John Pinder told Tribune Business there were many services the Government is unable to outsource, either for national security and social reasons, or because they were unprofitable. He instead argued that it should seek out new revenue streams via oil exploration and the Bahamas’ other natural resources.
Responding directly to the International Monetary Fund (IMF) recommendation that the civil service bill be cut by $70 million, or 0.8 per cent of GDP, the former BPSU chief replied: “That’s impossible.
“There are some services that government must render where no will else will go into it because there is no profit in it. For example, due to our geographic nature you have to have police officers, Customs officers and specialist teachers in all these various islands. The Government has to cover all of the basic services. Politics also plays an important role in this thing.”
The IMF, in its full Article IV report, slammed the Christie administration’s “lax spending controls” pre-general election. It revealed that the Government could save taxpayers more than $200 million annually through a combination of public service downsizing and pension reform, plus reduced subsidies to state-owned corporations.
The Fund recommended reducing the civil service wage bill to 2015-2016 levels “at most”, and called for civil servants to share the burden of financing their own retirement income. This is currently borne 100 per cent by the Government, a position that is viewed as unsustainable and a ‘ticking timebomb’ for the country’s fiscal position.
Mr Pinder backed the IMF’s call for reform in this area, saying he had told successive governments for years that the current defined benefit, ‘pay-as-you-go’ scheme was simply unsustainable.
“For years I have been telling successive governments that there needs to be a contributory pension plan for the civil service. The IMF is looking at salaries, emoluments and pensions for persons who would have retired from the civil service,” he added.
“Pension payments have trended up to an estimated 1.1 per cent of GDP in fiscal year 2017, and population aging will increase them further,” the IMF had warned.
“Staff recommended transforming the civil servants’ pension system into a contributory regime in the near term, with contributions commensurate with benefits, and with a view to move to a defined-contribution scheme in the medium term. Setting contributions at 5 per cent of wages for pensionable employees could yield revenues for 0.3 per cent of GDP.”
The saving would be equivalent to $25.2 million per annum, based on an $8.4 billion GDP and the IMF’s figures. The KPMG accounting firm previously estimated the unfunded, ‘pay-as-you-go’, civil service pension liabilities at around $1.5 billion. These liabilities are set to increase to $2.5 billion by 2022, and $4.1 billion by 2032, unless reforms are enacted.
Mr Pinder, meanwhile, urged the Government to explore new revenue sources for financing its bloated bureaucracy. “The Government must begin to look at new source of revenues,” he said, returning to a theme he has raised before.

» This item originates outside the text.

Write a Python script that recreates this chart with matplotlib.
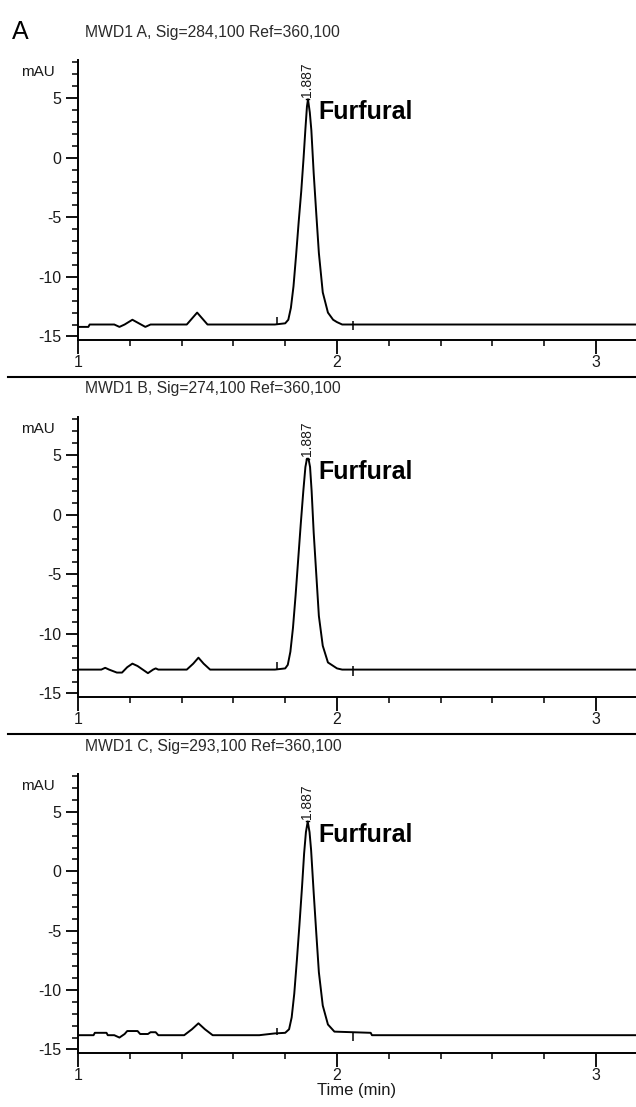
import matplotlib.pyplot as plt
from matplotlib.lines import Line2D
from matplotlib.ticker import MultipleLocator

plt.rcParams['font.family'] = ['Liberation Sans', 'DejaVu Sans']
plt.rcParams['axes.unicode_minus'] = False

# chromatogram traces (time in min, signal in mAU)
tA = [1.00, 1.04, 1.045, 1.14, 1.16, 1.18, 1.21, 1.235, 1.26, 1.28, 1.42, 1.46, 1.50,
      1.76, 1.80, 1.812, 1.822, 1.832, 1.842, 1.852, 1.862, 1.871, 1.878, 1.884, 1.888,
      1.895, 1.901, 1.91, 1.92, 1.93, 1.945, 1.965, 1.985, 2.0, 2.02, 3.2]
yA = [-14.2, -14.2, -14.0, -14.0, -14.2, -14.0, -13.6, -13.9, -14.2, -14.0, -14.0, -13.0, -14.0,
      -14.0, -13.9, -13.6, -12.6, -10.8, -8.2, -5.4, -2.8, 0.0, 2.4, 4.3, 4.9,
      3.8, 2.3, -1.3, -4.7, -8.0, -11.3, -13.0, -13.6, -13.8, -14.0, -14.0]

tB = [1.00, 1.09, 1.105, 1.12, 1.15, 1.17, 1.19, 1.21, 1.23, 1.25, 1.27, 1.29, 1.30, 1.31,
      1.42, 1.445, 1.465, 1.485, 1.51, 1.76, 1.80, 1.81, 1.82, 1.83, 1.84, 1.85, 1.86, 1.87,
      1.878, 1.884, 1.890, 1.896, 1.902, 1.91, 1.92, 1.93, 1.945, 1.965, 2.0, 2.02, 3.2]
yB = [-13.0, -13.0, -12.85, -13.0, -13.25, -13.25, -12.8, -12.5, -12.7, -13.0, -13.3, -13.0, -12.9, -13.0,
      -13.0, -12.5, -12.0, -12.5, -13.0, -13.0, -12.9, -12.6, -11.5, -9.5, -6.8, -3.8, -0.8, 2.0,
      4.0, 4.7, 4.7, 4.0, 2.0, -1.5, -5.0, -8.5, -11.0, -12.4, -12.9, -13.0, -13.0]

tC = [1.00, 1.06, 1.065, 1.11, 1.115, 1.14, 1.16, 1.18, 1.19, 1.23, 1.24, 1.27, 1.28, 1.30, 1.31,
      1.41, 1.44, 1.465, 1.49, 1.52, 1.70, 1.76, 1.80, 1.815, 1.825, 1.835, 1.845, 1.855, 1.865,
      1.873, 1.88, 1.887, 1.894, 1.90, 1.91, 1.92, 1.93, 1.945, 1.965, 1.99, 2.13, 2.135, 3.2]
yC = [-13.8, -13.8, -13.6, -13.6, -13.8, -13.8, -14.0, -13.7, -13.45, -13.45, -13.7, -13.7, -13.55, -13.55, -13.8,
      -13.8, -13.3, -12.8, -13.3, -13.8, -13.8, -13.65, -13.6, -13.3, -12.3, -10.3, -7.5, -4.5, -1.3,
      1.5, 3.3, 4.2, 3.3, 1.8, -1.8, -5.2, -8.5, -11.3, -12.9, -13.5, -13.6, -13.8, -13.8]

titles = ['MWD1 A, Sig=284,100 Ref=360,100',
          'MWD1 B, Sig=274,100 Ref=360,100',
          'MWD1 C, Sig=293,100 Ref=360,100']
traces = [(tA, yA), (tB, yB), (tC, yC)]
baselines = [-14.0, -13.0, -13.8]
apex_time = 1.887
apex_height = [4.9, 4.7, 4.2]
event_marks = [1.77, 2.06]
peak_name = 'Furfural'
yticks = [-15, -10, -5, 0, 5]
xticks = [1, 2, 3]

W, H = 636, 1107
fig = plt.figure(figsize=(W / 100, H / 100), dpi=100)
ink = '#1a1a1a'

tops = [60, 417, 774]
bottoms = [340, 697, 1053]
left = 78

for i in range(3):
    ax = fig.add_axes([left / W, 1 - bottoms[i] / H, 1 - left / W, (bottoms[i] - tops[i]) / H])
    t, y = traces[i]
    ax.plot(t, y, color='black', lw=1.4)
    # integration event ticks
    b = baselines[i]
    ax.vlines(event_marks[0], b, b + 0.6, color='black', lw=1.1)
    ax.vlines(event_marks[1], b - 0.5, b + 0.3, color='black', lw=1.1)
    # apex marker and retention time
    ax.plot([apex_time - 0.006, apex_time + 0.006], [apex_height[i], apex_height[i]], color='black', lw=1.0)
    ax.text(apex_time - 0.004, apex_height[i] + 0.2, '1.887', rotation=90, ha='center', va='bottom',
            fontsize=10, color=ink)
    ax.text(1.927, apex_height[i] - 1.1, peak_name, fontsize=18, fontweight='bold',
            ha='left', va='center', color='black')

    ax.set_xlim(1, 1 + (W - left) / 259)
    ax.set_ylim(-15.3, 8.2)
    ax.spines['top'].set_visible(False)
    ax.spines['right'].set_visible(False)
    ax.spines['left'].set_linewidth(1.4)
    ax.spines['bottom'].set_linewidth(1.4)
    ax.set_yticks(yticks)
    ax.set_xticks(xticks)
    ax.yaxis.set_minor_locator(MultipleLocator(1))
    ax.xaxis.set_minor_locator(MultipleLocator(0.2))
    ax.tick_params(axis='y', which='major', length=9, width=1.3, pad=3, labelsize=11.5, labelcolor=ink)
    ax.tick_params(axis='y', which='minor', length=4, width=1.1)
    ax.tick_params(axis='x', which='major', length=10, width=1.3, pad=1, labelsize=11.5, labelcolor=ink)
    ax.tick_params(axis='x', which='minor', length=4, width=1.1)
    ax.patch.set_visible(False)

    fig.text(85 / W, 1 - (tops[i] - 28) / H, titles[i], fontsize=11.3, color='#2a2a2a',
             ha='left', va='center')
    fig.text(55 / W, 1 - (tops[i] + 12) / H, 'mAU', fontsize=11, color=ink, ha='right', va='center')
    if i == 2:
        ax.set_xlabel('Time (min)', fontsize=12, color=ink, labelpad=0)

fig.text(12 / W, 1 - 32 / H, 'A', fontsize=18, ha='left', va='center', color='black')

# separators between the panels
for ysep in [377, 734]:
    fig.add_artist(Line2D([8 / W, 1], [1 - ysep / H, 1 - ysep / H], color='black', lw=1.5))

fig.savefig('out.png', dpi=100)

“One of the ways to do that is by tapping into our national resources. We have to move with haste to allow companies to come in here and drill for oil,” he added.
An IMF graphic showed that the civil service wage bill for the 2017-2018 fiscal year equals close 8.5 per cent of GDP - compared to a 7 per cent average for the 2005-2016 period. The difference between the two is roughly $120.6 million, using the same $8.4 billion total GDP estimate that the IMF would have employed prior to the recent near-28 per cent upward revision from the Department of Statistics.
“The public sector wage bill increased sharply in fiscal year 2017,” the IMF’s Article IV report said. “Staff recommended reducing the wage bill to, at most, the level observed in fiscal year 2016, which would yield savings of 0.8 per cent of GDP—relative to fiscal year 2018— including by reducing non-essential temporary workers (about 30-40 per cent of public employees), enacting a hiring freeze, and capping compensation for re-hired pensioners.”
The IMF’s ‘0.8 per cent of GDP’ is, using the Department of Statistics’ former $8.4 billion figure, equivalent to a $67.2 million cut in the civil service wage bill. Using the Department’s revised $10.22 billion GDP, though, would result in a higher $81.76 million slash.
Brensil Rolle, minister of state for the public service, told Tribune Business: “We are currently conducting a public service audit to determine what we need to do to right size the public service. We will go though the IMF report thoroughly and make a carefully considered decision in the best interest of the country.”
He added: “We realise how the service has been ballooned, particularly because of what has happened leading up to the elections. I have said publicly that we have looked at persons recently contracted to the public service, and we are looking at our needs and their performance. Every ministry is looking at their manpower and human resource needs. The audit will be complete in December to tell the numbers.”